Bu Buhari ve Müslim'in şartına göre sahih bir hadis olmakla birlikte bunu tahriç etmemişlerdir.

Hakim dedi ki: Suffa ehli hakkında varid olmuş bu haberleri iyice tetkik edince onların vera, aziz ve celil olan Allah'a tevekkül, Allah'a ve Rasulüne hizmet hususunda ashab-ı kiramın büyüklerinden olduklarını gördüm. Yüce Allah'ın onlar için seçtiği şeyin kendi nebisi için seçtiğiyle aynı olduğunu gördüm. Fakirlik, yoksulluk, aziz ve celil olan Allah'a ibadet için yalvarıp yakarmak, dünyayı dünya ehline terk etmek gibi. İşte onlar ardı arkasına gelen nesiller boyunca sufilerin kendilerine müntesip oldukları kesimdir.

 

Bu sebeple dünyayı terk etmek, fakirlik ile ünsiyet kazanmak, dilenmeye kalkışmayı terk etmek üzere onların izinden gidip, onlar gibi bu hususlara sabredip katlanan kimseler her asırda Suffa ehline uyan ve kendilerini yaratan Allah'a tevekkül eden kimselerdir. Asrında tasavvufun şeyhi olan Ebu Muhammed Cafer b. Muhammed b. Nusayr el-Huldi bize tahdis etti. Bize Ebu Muhammed el-Cureyri tahdis edip dedi ki: Ben Sehl b. Abdullah et-Tusteri'yi şöyle derken dinledim: Aziz ve celil olan Allah Nebi (Sallallahu aleyhi ve Sellem)'ı peygamber olarak gönderince dünyada yedi sınıf insan vardı. Krallar, ziraatle uğraşanlar, hayvancılık yapanlar, tüccarlar, zenaat erbabı, ücretle çalışan işçiler, zayıflar ve fakirler. Onlardan hiçbirisine içinde bulunduğu halden başka bir duruma geçmesini emretmedi ama onların hepsine ilim sahibi olmayı, yakin sahibi olmayı, takvalı olmayı, içinde bulunduğu bütün hallerde tevekkül etmeyi emretti. Sehl -Allah'ın rahmeti üzerine olsun- dedi ki: Akıl sahibi olan bir kimsenin şöyle demesi gerekir: Ben senin kulun olduğumu bildikten sonra senden başkasından ümit beslememem, ondan herhangi bir şey beklememem gerekir. Senin hakkında da birtakım vehimlere kapılmamalıyım. Çünkü sen beni yarattın ve bana sana kulolmak üzere suret verdin. Beni kendi nefsime bırakma yahut sakın işlerimi başkasının eline verme (demelidir).

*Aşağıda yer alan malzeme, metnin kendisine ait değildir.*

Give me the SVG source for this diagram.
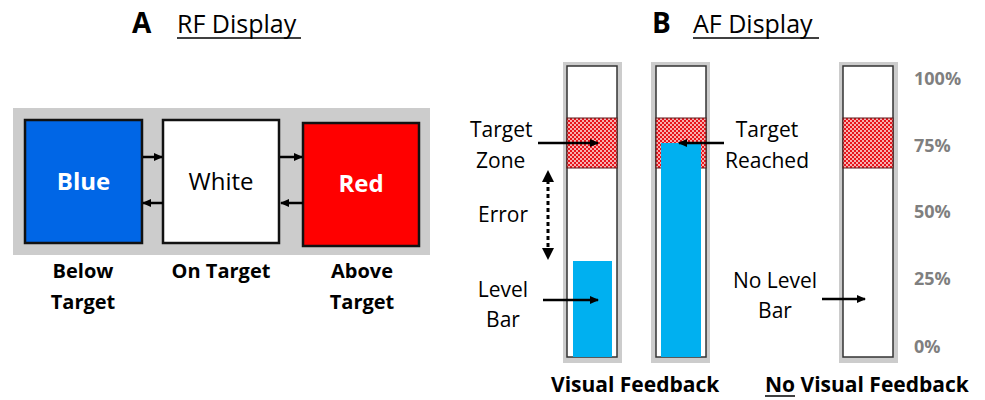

Hakim dedi ki: Rasulullah (Sallallahu aleyhi ve Sellem) bu taifeyi diğer taifeler arasında yüce Allah'ın kendilerine vermiş olduğu özel nitelikleri ile nitelendirmiş bulunmaktadır. Kim de o nitelikler bulunacak olursa bunlar sebebiyle o "(mu)tasavvuf" ismini almayı hak eder.